UK farming income rises to £3.46bn, but tougher times lie ahead

Total income from UK farming rose by over a third last year to £3.46bn, according to provisional figures published by DEFRA today (29 January).

In real terms, TIFF increased 36.3% as higher input costs (namely energy, fertiliser and feed) were outweighed by a 25% increase in the value of farm products to £19.8bn. There was a particularly large increase in the value of cereal production in 2008, which jumped by more than 65% to £3.2bn, largely due to increased area and higher prices last harvest.

The livestock sector also fared well, again largely due to better prices. The total value of cattle production increased by over a quarter to £2.1bn, while the value of sheep and lambs increased 29% to £822m, poultry increased 23% to £1.5bn and pigs increased by 17% to £858m, the highest since 1998. The value of milk production also increased 22% to £3.5bn.

The NFU‘s Tom Hind said the news was encouraging as it should have allowed farmers to carry out some reinvestment in their business, but he doubted whether the performance could be maintained through 2009.

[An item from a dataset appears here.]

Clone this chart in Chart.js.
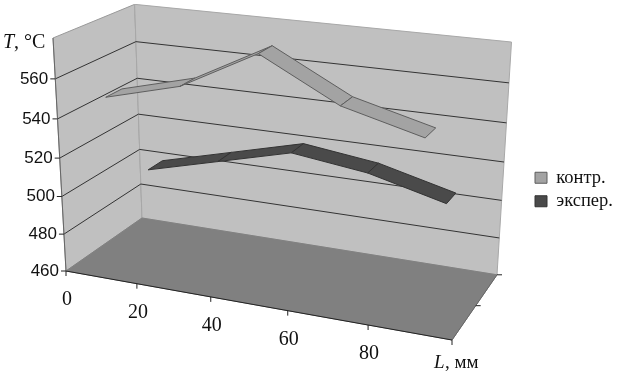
<!DOCTYPE html>
<html>
<head>
<meta charset="utf-8">
<title>T(L)</title>
<style>
  html, body { margin: 0; padding: 0; background: #fff; }
  canvas { display: block; }
</style>
<script src="https://cdn.jsdelivr.net/npm/chart.js@4/dist/chart.umd.min.js"></script>
</head>
<body>
<canvas id="chart" width="618" height="375"></canvas>
<script>
/* ------------------------------------------
 * DATA
 * ------------------------------------------ */
const lengthLabels = [0, 20, 40, 60, 80];
const contrValues = [550, 560, 580, 560, 550];
const experValues = [500, 510, 520, 515, 505];
const tempTicks = [460, 480, 500, 520, 540, 560];
const tempGrid = [480, 500, 520, 540, 560];
const seriesNames = ["контр.", "экспер."];

/* ------------------------------------------
 * 3D BOX -> SCREEN PROJECTION
 * x along L, y along T, z into the page, all 0..1
 * ------------------------------------------ */
const TEMP_MIN = 460;
const TEMP_MAX = 580;
const O = [66, 271];
const PX = [452, 340];
const PY = [53, 38];
const PZ = [142, 218];
const PERSP = [-0.1, -0.06, 0.1];

const project = (x, y, z) => {
  const w = 1 + PERSP[0] * x + PERSP[1] * y + PERSP[2] * z;
  const at = i =>
    (O[i] +
      x * ((1 + PERSP[0]) * PX[i] - O[i]) +
      y * ((1 + PERSP[1]) * PY[i] - O[i]) +
      z * ((1 + PERSP[2]) * PZ[i] - O[i])) / w;
  return { x: at(0), y: at(1) };
};
const tempToY = t => (t - TEMP_MIN) / (TEMP_MAX - TEMP_MIN);
const catToX = i => (i + 0.5) / lengthLabels.length;
const tickToX = i => i / lengthLabels.length;

/* ------------------------------------------
 * DATASET HELPERS
 * ------------------------------------------ */
const shape = (corners, fillColor, edgeColor, order, width = 1) => ({
  data: corners.concat(corners[0]),
  showLine: true,
  fill: "shape",
  backgroundColor: fillColor,
  borderColor: edgeColor,
  borderWidth: width,
  order
});

const polyline = (points, color, order, width = 1) => ({
  data: points,
  showLine: true,
  fill: false,
  borderColor: color,
  backgroundColor: color,
  borderWidth: width,
  order
});

// one flat quad per segment of a ribbon
const ribbon = (values, z0, z1, fillColor, edgeColor, order, label) =>
  values.slice(0, -1).map((v, i) => {
    const next = values[i + 1];
    const quad = shape([
      project(catToX(i), tempToY(v), z0),
      project(catToX(i + 1), tempToY(next), z0),
      project(catToX(i + 1), tempToY(next), z1),
      project(catToX(i), tempToY(v), z1)
    ], fillColor, edgeColor, order - i);
    if (i === 0) quad.label = label;
    return quad;
  });

const datasets = [
  ...ribbon(contrValues, 0.15, 0.35, "#a3a3a3", "#5e5e5e", 20, seriesNames[0]),
  ...ribbon(experValues, 0.65, 0.85, "#4a4a4a", "#333333", 40, seriesNames[1]),
  // grid lines run along the left wall, then the back wall
  ...tempGrid.map(t =>
    polyline([
      project(0, tempToY(t), 0),
      project(0, tempToY(t), 1),
      project(1, tempToY(t), 1)
    ], "#333333", 50)
  ),
  shape([project(0, 0, 0), project(1, 0, 0), project(1, 0, 1), project(0, 0, 1)], "#808080", "#808080", 60),
  shape([project(0, 0, 1), project(1, 0, 1), project(1, 1, 1), project(0, 1, 1)], "#c0c0c0", "#a8a8a8", 70),
  shape([project(0, 0, 0), project(0, 0, 1), project(0, 1, 1), project(0, 1, 0)], "#c0c0c0", "#9a9a9a", 71),
  polyline([project(0, 0, 0), project(0, 1, 0)], "#666666", 45),
  polyline([project(0, 0, 0), project(1, 0, 0)], "#222222", 45),
  polyline([project(1, 0, 0), project(1, 0, 1)], "#666666", 45)
];

/* ------------------------------------------
 * AXIS TICKS AND LABELS
 * ------------------------------------------ */
const axisLabels = {
  id: "axisLabels",
  afterDatasetsDraw(chart) {
    const { ctx, scales } = chart;
    const toPx = p => ({ x: scales.x.getPixelForValue(p.x), y: scales.y.getPixelForValue(p.y) });
    const tick = (p, dx, dy) => {
      ctx.beginPath();
      ctx.moveTo(p.x, p.y);
      ctx.lineTo(p.x + dx, p.y + dy);
      ctx.stroke();
    };

    ctx.save();
    ctx.strokeStyle = "#222";
    ctx.lineWidth = 1;
    ctx.fillStyle = "#111";

    ctx.font = "17px 'Liberation Sans'";
    ctx.textAlign = "right";
    ctx.textBaseline = "middle";
    tempTicks.forEach(t => {
      const p = toPx(project(0, tempToY(t), 0));
      tick(p, -5, 0);
      ctx.fillText(String(t), p.x - 7, p.y);
    });

    ctx.font = "20px 'Liberation Serif'";
    ctx.textAlign = "center";
    lengthLabels.forEach((label, i) => {
      const p = toPx(project(tickToX(i), 0, 0));
      tick(p, 0, 5);
      ctx.fillText(String(label), p.x + 1, p.y + 29);
    });
    tick(toPx(project(1, 0, 0)), 0, 5);
    tick(toPx(project(1, 0, 0.5)), 5, 0);
    tick(toPx(project(1, 0, 1)), 5, 0);

    const end = toPx(project(1, 0, 0));
    ctx.textAlign = "left";
    ctx.font = "italic 19px 'Liberation Serif'";
    ctx.fillText("L", end.x - 18, end.y + 23);
    ctx.font = "19px 'Liberation Serif'";
    ctx.fillText(", мм", end.x - 7, end.y + 23);

    const top = toPx(project(0, 1, 0));
    ctx.font = "italic 20px 'Liberation Serif'";
    ctx.fillText("T", top.x - 50, top.y + 5);
    ctx.font = "20px 'Liberation Serif'";
    ctx.fillText(", °C", top.x - 39, top.y + 5);
    ctx.restore();
  }
};

/* ------------------------------------------
 * CHART
 * ------------------------------------------ */
new Chart(document.getElementById("chart"), {
  type: "scatter",
  data: { datasets },
  plugins: [axisLabels],
  options: {
    responsive: false,
    animation: false,
    events: [],
    layout: { padding: { top: 4 } },
    elements: { point: { radius: 0 }, line: { tension: 0 } },
    scales: {
      x: { display: false, min: 0, max: 530 },
      y: { display: false, min: 4, max: 375, reverse: true }
    },
    plugins: {
      tooltip: { enabled: false },
      legend: {
        position: "right",
        maxWidth: 88,
        labels: {
          boxWidth: 12,
          boxHeight: 11,
          padding: 5,
          color: "#111",
          font: { family: "'Liberation Serif'", size: 18.5 },
          filter: item => Boolean(item.text)
        }
      }
    }
  }
});
</script>
</body>
</html>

“On one hand exchange rates remain favourable and input costs, though stubborn, may be expected to fall. On the other hand a key contributor to improved incomes has been higher, livestock, dairy and cereal prices. Wheat prices fell substantially in the latter half of 2008 and dairy prices have started to come under pressure since the turn of the year, despite farmgate milk prices in the UK being below the current EU average.”

Indeed, DEFRA’s Farm Business Income figures, which compared performance across different types of English farming during the twelve month period from March 2008 to February 2009 showed that farm income across all types was expected to fall by 8%. Grazing livestock, dairy and specialist pig farms were forecast to have higher incomes while those on cropping farms were predicted to fall.

In Scotland, figures released by the Scottish Government showed that within the UK TIFF figures, there was considerable variation. North of the border, TIFF decreased by £11.9m in 2008 to £629.6m, a fall of 5.6% in real terms. This was largely due to higher costs – especially fertiliser and feed – outweighing better prices.

NFU Scotland‘s policy director Scott Walker said that such a rise in costs seen last year could not be budgeted for and while some input prices had fallen slightly this year, they still remained at historically high levels.

“We are expecting this to be a difficult year for farming,” he said. “For sectors such as milk we have already seen farm gate prices fall by eight per cent in the first few months of the year. Input prices remain high and there is much pressure from retailers on product prices.”

Widespread economic gloom was likely to lead to continued price competition and possible changes in consumption, which could affect farm profits, Mr Hind added. “What is clear is that volatility, the buzzword of the moment, is likely to be a feature for the foreseeable future and it will require all parts of the supply chain to find ways to ensure profitability levels can be sustained.”